Getting Into the Yemeni Storm
By Mshari Al-Zaydi
27 March 2015
What is currently happening in Yemen is not the first problem Saudi Arabia has faced with respect to its neighbour to the south. But the current problems don’t just concern Saudi Arabia. The Kingdom is of course the most affected out of the countries of the Arabian Peninsula, but it is by no means alone in being impacted. Other Gulf countries, as well as those along the Red Sea, and those countries whose ships pass through the Bab El-Mandeb strait and the Cape of Good Hope, will also be affected by the crisis.
In fact, what is happening in Yemen poses a problem for the whole world, politically, strategically, and in terms of global security. This is especially true when bearing in mind how Yemen is currently being transformed into a regional base for the Persian–Khomeinist camp and a rebel stronghold for Osama Bin Laden’s Al-Qaeda.
Saudi Arabia is the country most affected by the current Yemeni crisis, due to its geographic proximity to Yemen and the nature of the terrain on the borders between the two countries, from mountains and valleys to plains and steppes — not to mention the close links that exist between the peoples of these two countries.
Gulf Cooperation Council (GCC) members have been attempting to lay out a political road map for Yemen according to specific criteria, which are based on the outcomes of the Gulf Initiative, the legitimacy of President Abed Rabbo Mansour Hadi, the unity of the country and its security.
The Iran-backed Houthi movement, which has staged a coup in Yemen, refuses all of this, however. Working alongside the Houthis is the country’s ousted former president, Ali Abdullah Saleh, and his General People’s Congress (GPC) party, both pulling the strings from behind the scenes.
Meanwhile, Iran continues its meddling in the north-western corner of the Peninsula, using its proven and poisonous abilities in subterfuge and divisiveness, spreading sedition and fomenting revolution in the happy land of Yemen and ruining the lives of its good, kind-hearted people.
But Iran was angry after calls were made to hold a conference on Yemen in the Saudi capital Riyadh. The request came from President Hadi himself, Who fled a Houthi-imposed house arrest last month, later moving his Cabinet to the southern port city of Aden. He was soon followed by his Defense Minister Mahmoud Al-Subaihi, who also fled Houthi captivity in the Yemeni capital.
After their escapes, Houthi leader Abdul Malik Al-Houthi was livid with rage, refusing to attend the Riyadh conference and using the threat of force to push his agenda. He launched attacks on Taiz and Aden, the heartland of anti-Houthi sentiment in Yemen.
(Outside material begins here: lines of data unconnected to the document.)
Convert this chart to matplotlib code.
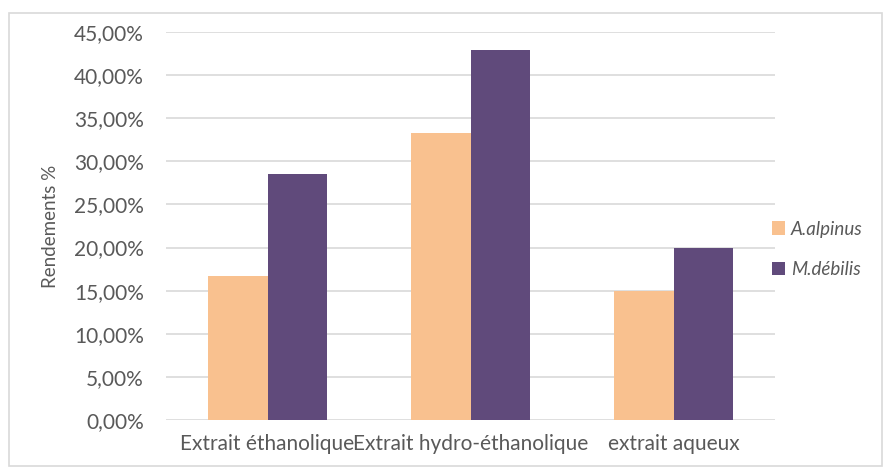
import matplotlib.pyplot as plt
import matplotlib.ticker as mtick
from matplotlib.patches import Rectangle
import numpy as np

categories = ['Extrait éthanolique', 'Extrait hydro-éthanolique', 'extrait aqueux']
series_names = ['A.alpinus', 'M.débilis']
a_alpinus = [0.1667, 0.3333, 0.15]
m_debilis = [0.2857, 0.4286, 0.20]
colors = ['#F9C18F', '#604A7B']

plt.rcParams['font.family'] = ['Lato', 'DejaVu Sans']
text_color = '#595959'

fig = plt.figure(figsize=(8.92, 4.74), dpi=100)
ax = fig.add_axes([166 / 892, 1 - 420 / 474, 609 / 892, 388 / 474])

# light grey frame around the whole chart
fig.patches.append(Rectangle((9 / 892, 8 / 474), 873 / 892, 453 / 474,
                             transform=fig.transFigure, fill=False,
                             edgecolor='#D9D9D9', linewidth=1.2))

x = np.arange(len(categories))
w = 0.293
ax.bar(x - w / 2, a_alpinus, w, color=colors[0], label=series_names[0], zorder=3)
ax.bar(x + w / 2, m_debilis, w, color=colors[1], label=series_names[1], zorder=3)

ax.set_xlim(-0.5, 2.5)
ax.set_ylim(0, 0.45)
ax.set_yticks(np.arange(0, 0.451, 0.05))
ax.yaxis.set_major_formatter(mtick.FuncFormatter(lambda v, p: f'{v * 100:.2f}%'.replace('.', ',')))
ax.grid(axis='y', color='#D9D9D9', linewidth=1.2, zorder=0)
for s in ax.spines.values():
    s.set_visible(False)
ax.tick_params(axis='both', length=0, labelsize=15, colors=text_color)
ax.tick_params(axis='y', pad=16)
ax.tick_params(axis='x', pad=10)
ax.set_xticks(x)
ax.set_xticklabels(categories)
ax.set_ylabel('Rendements %', fontsize=13.5, color=text_color, labelpad=11)

leg = ax.legend(loc='center left', bbox_to_anchor=(0.967, 0.44), frameon=False,
                prop={'style': 'italic', 'size': 13.5}, labelcolor=text_color,
                handlelength=0.7, handleheight=0.7, handletextpad=0.33, labelspacing=1.25)

fig.savefig('out.png', dpi=100)
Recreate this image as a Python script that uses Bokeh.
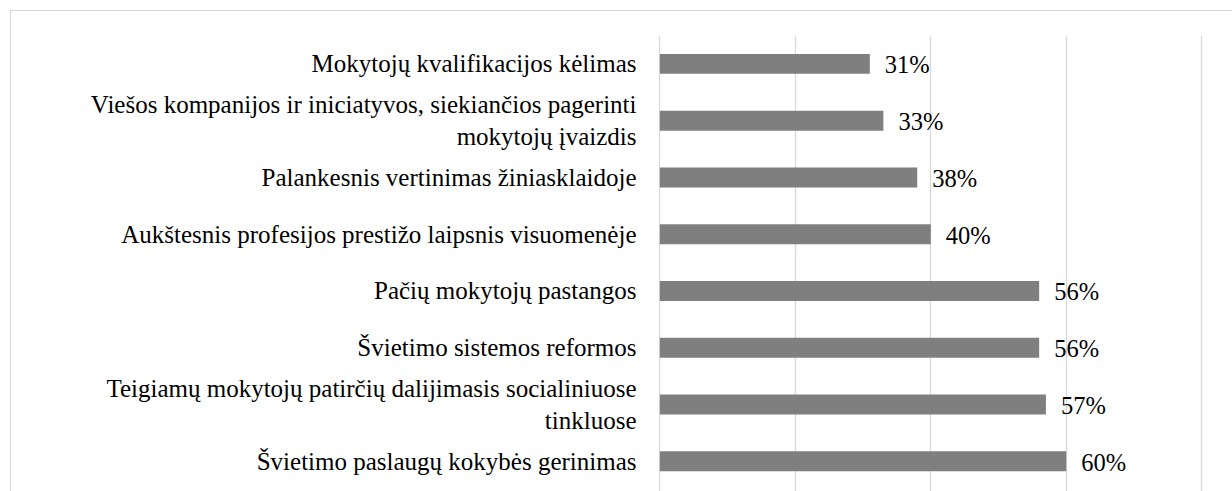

The south is opposed to the Houthi movement’s deviant ideology, one far removed from traditional Zaidism in Yemen, which the movement claims to follow, though it is in fact closer to Iran.
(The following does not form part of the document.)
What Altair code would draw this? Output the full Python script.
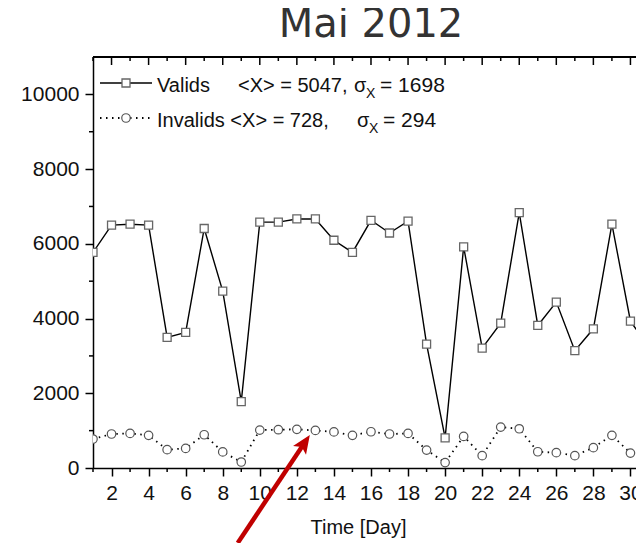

Abdul Malik Al-Houthi also announced a “mass mobilization” of forces against the Taiz, Aden and Lahj provinces and any other regions of the country opposed to his coup and his dependence on Tehran.
The Houthi leader launched an attack on the presidential palace in Aden as well as the city’s airport. He also provoked the people of Taiz. And now the country has reached boiling point.
It was for this reason that Yemen’s new Foreign Minister Riyadh Yassin told the Al-Arabiya news channel that the current crisis in Yemen threatens a host of different countries. He said that Yemeni President Abd Rabbuh Mansur Hadi called on the UN and the GCC’s Peninsula Shield Force to intervene in order to counter Houthi efforts, adding that the GCC countries were already considering the move.
UN Special Adviser on Yemen Jamal Benomar has recently said that the current events are now pushing the country “to the edge of a civil war,” and to eventual partition, unless some kind of miracle occurs.
And during his meeting on Monday with his British counterpart Philip Hammond, Saudi Foreign Minister Prince Saud Al-Faisal warned that unless the Houthi coup ends peacefully, Saudi Arabia and the GCC would be forced to take the necessary measures to protect the rest of the region.
A storm is brewing in the southern Arabian Peninsula, heading northward and outward. Stopping it from spreading is no longer a choice.